Let’s establish a few key concepts that introduce how Arcus can help you improve your ML performance.
The Arcus Data Platform connects AI models and prompts to data they need. Lets establish the following concepts:
- Data Consumers bring AI models and generative prompts to the Arcus Data Platform, which automatically matches them to high-value data that improves their performance. These AI applications are seamlessly matched to additional signals, features and samples to transparently improve their performance without any additional effort on your part.
- Data Publishers publish and monetize datasets through the Arcus Data Platform. These datasets are matched through the discovery process to models and prompts who consume the data to improve their AI outcomes.
The Arcus Data Platform uses powerful matching algorithms to determine the most valuable external data for a given AI application. This matching process results in a set of data candidates, which are each composed of multiple underlying datasets, that the platform has determined are most likely to improve the AI application’s performance. The platform uses some core factors to generate candidates for your application to ensure the most high quality and relevant candidates are matched:
- Data Quality: The platform determines a data quality index to measure the value of datasets on the platform. This index uses the past performance of candidates and evaluates their inherent quality with metrics like data cleanliness, accuracy, and distribution.
- Data Compatibility: The platform determines which candidates are compatible with your requirements and first-party data as well as which are most likely to improve the performance of your task. This uses factors such as:
- Data schema: The client libraries infer information about the semantic types of your first-party data to understand the semantic meanings of your features, such as whether they are locations, people, business names, etc. Semantic types may be expressed in multiple forms, which the platform automatically matches and joins across compatible datasets and with your first-party data.
- Data freshness: A metric measured on how frequently a dataset is updated. For applications that rely on live signals and context, freshness is crucial to ensure the information fed to your models and prompts is accurate for your task.
- Data Relevance: The value of data depends on the application for which it’s used. The platform ranks candidates by their relevance to your task, which depends on an understanding of your task and first-party data. The platform builds this understanding using privacy-preserving algorithms so your data stays in your infrastructure. It also takes into account the completeness and distribution of your data to determine which additional samples to use. With this understanding of your first-party data, the platform then uses data valuation algorithms to determine the relevance of each candidate to your application.
The Arcus Data Platform scores the data quality, compatibility, and relevance of external data candidates on the platform to rank the most valuable candidates for your application. Arcus then tightly integrates with your application to seamlessly enrich your existing ML workflows with this external data.

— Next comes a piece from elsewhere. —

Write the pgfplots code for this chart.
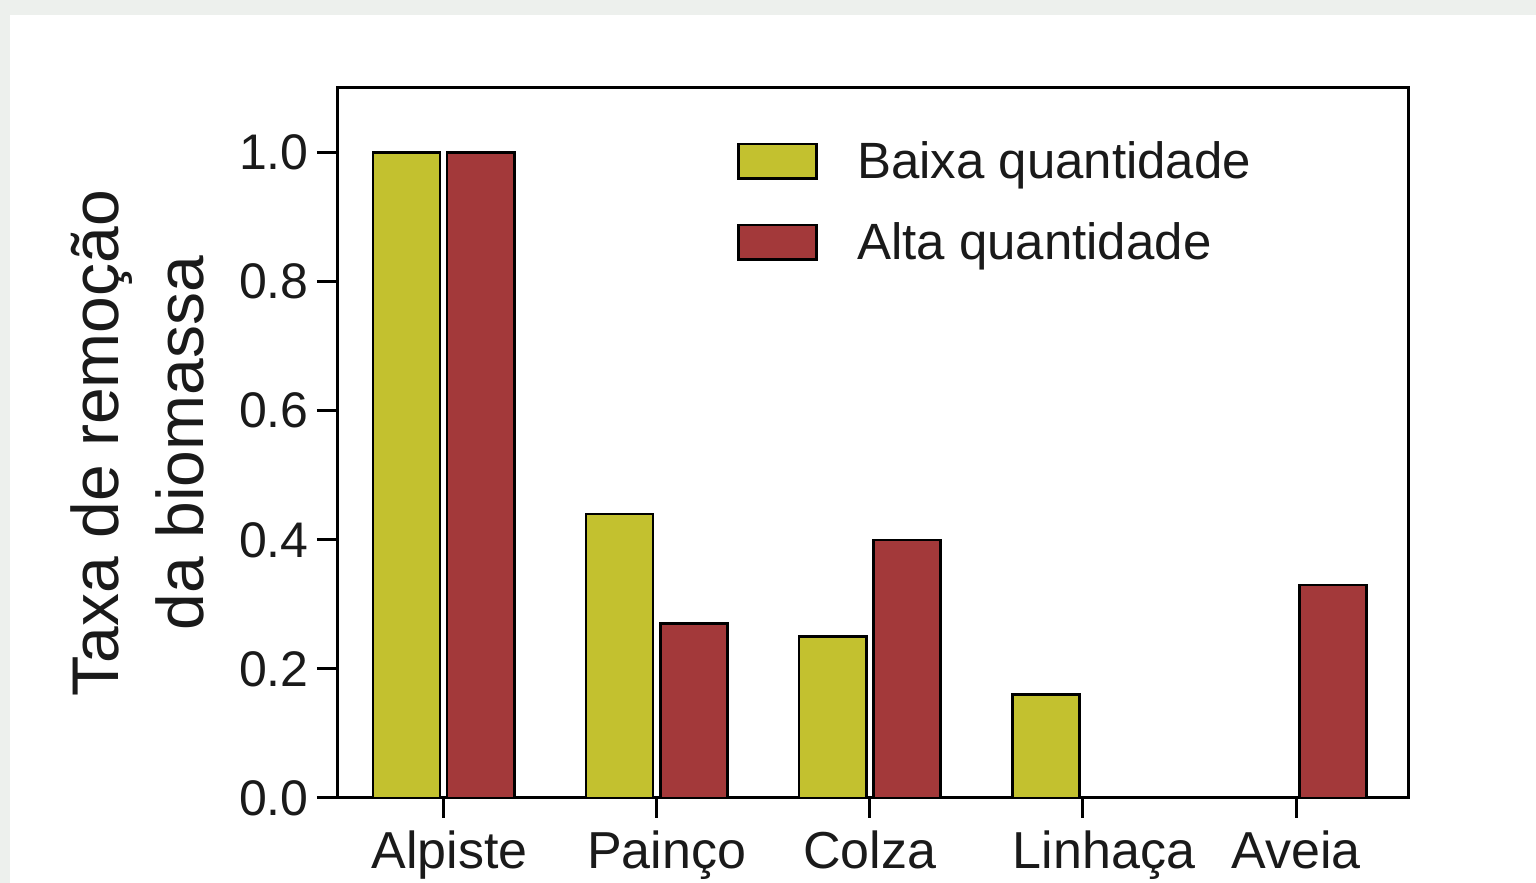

The Arcus Data Platform improves your ML models’ and prompts’ performance by adding valuable external signals directly in your application through a process called enrichment. Let’s establish some terms around enrichment:
- First-party data: The data that you already have in your application. This is the data you use to train your ML models or in your prompts for generative AI applications.
- External data: Data that you don’t have, but is valuable to your application. This data is provided to your models and applications through the automatic data discovery process on the platform.
- Enrichment: The process of adding the external data and signals to your models and prompts in order to improve your AI outcomes. This ensures your models and prompts reflect the real-world factors that influence the outcome of your applications.
The trialing process is how you assess the value of the external data and signals to your AI applications. During the trialing process, your models are trained and validated using the different data candidates matched to your application via the Data Platform. This runs multiple training loops with different data candidates to measure key performance metrics, such as the model accuracy and loss, that represent how your model changes when enriched with different data candidates. Based on these empirical results, you can understand the real performance of your applications with the enriched data and before determining what data to consume in your application.